Arguably, this was the point at which voter tolerance for the free market snapped. The popular narrative is that bankers played in a system without any rules and in which market forces ruled. Worse still, the private sector losses were loaded onto the public balance sheet and the system was reset to continue on its way, whilst the austerity required to get public finances in order hit the poorest disproportionately hard. Whilst this is a stylised version of what happened, enough people believe it such that they want change.

What this does highlight is that all economic policies have a limited shelf life as the downsides begin to show through. Corbyn’s call for a renationalisation programme taps into this wave. Thirty years ago, it was argued that opening up former state-owned utilities to competition would boost efficiency and improve choice for the consumer. I never fully bought that argument: Selling utilities off to the private sector was never going to automatically increase real choice. We still buy many of the same products delivered via the same distribution network – it’s not like competitors entered the railway market offering us new routes. The one stand out example where the policy worked was in telecoms but that was only because the mobile revolution changed the face of the business.
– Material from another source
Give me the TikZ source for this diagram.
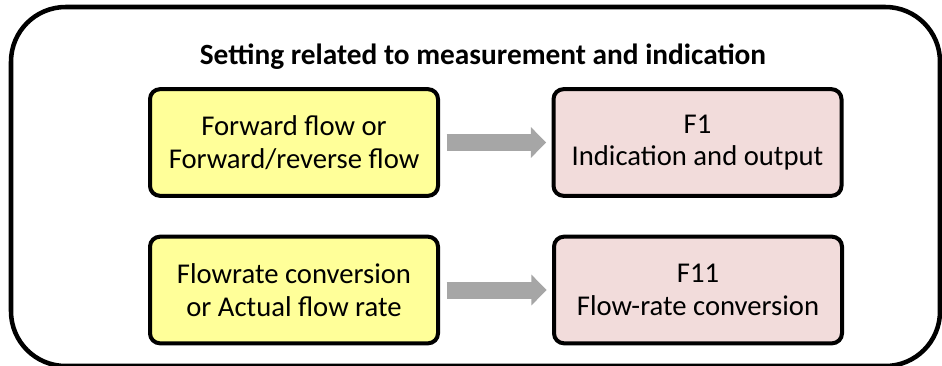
\documentclass[tikz,border=0pt]{standalone}
\usepackage{fontspec}
\setmainfont{Carlito}
\usetikzlibrary{arrows.meta}
\definecolor{boxyellow}{HTML}{FFFF99}
\definecolor{boxpink}{HTML}{F2DCDB}
\definecolor{arrowgray}{HTML}{A6A6A6}
\begin{document}
\begin{tikzpicture}[x=0.75pt,y=-0.75pt,
  stepbox/.style={draw=black, line width=3pt, rounded corners=7.5pt,
    minimum width=216pt, minimum height=80pt, align=center,
    font=\fontsize{21.5}{24.5}\selectfont, inner sep=0pt},
  srcbox/.style={stepbox, fill=boxyellow},
  dstbox/.style={stepbox, fill=boxpink},
  flowarrow/.style={draw=arrowgray, line width=12.75pt,
    -{Triangle[width=22.5pt,length=11.5pt]}, shorten <=5pt, shorten >=4pt},
]
\useasboundingbox (0,0) rectangle (942,365);
\draw[line width=3.4pt, rounded corners=41pt] (11,7) rectangle (940,366);
\node[font=\fontsize{22}{26}\bfseries\selectfont] (title) at (483,57) {Setting related to measurement and indication};
\node[srcbox] (y1) at (294,142.5) {Forward flow or\\Forward/reverse flow};
\node[dstbox] (p1) at (697.5,142.5) {F1\\Indication and output};
\node[srcbox] (y2) at (294,290) {Flowrate conversion\\or Actual flow rate};
\node[dstbox] (p2) at (698,290) {F11\\Flow-rate conversion};
\draw[flowarrow] (y1.east) -- (p1.west);
\draw[flowarrow] (y2.east) -- (p2.west);
\end{tikzpicture}
\end{document}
As Tim Harford concludes in an FT article on privatisation, “the picture is mixed, the details matter, and you can get results if you get the execution right.” The flipside of Harford’s conclusion is that the promise by Jeremy Corbyn to renationalise a significant proportion of the utilities will not necessarily produce better results. Equally, Theresa May’s push for the free market is not guaranteed to produce better outcomes either. There is a role for both systems: It is not clear whether the two competing political versions in the UK have the balance right.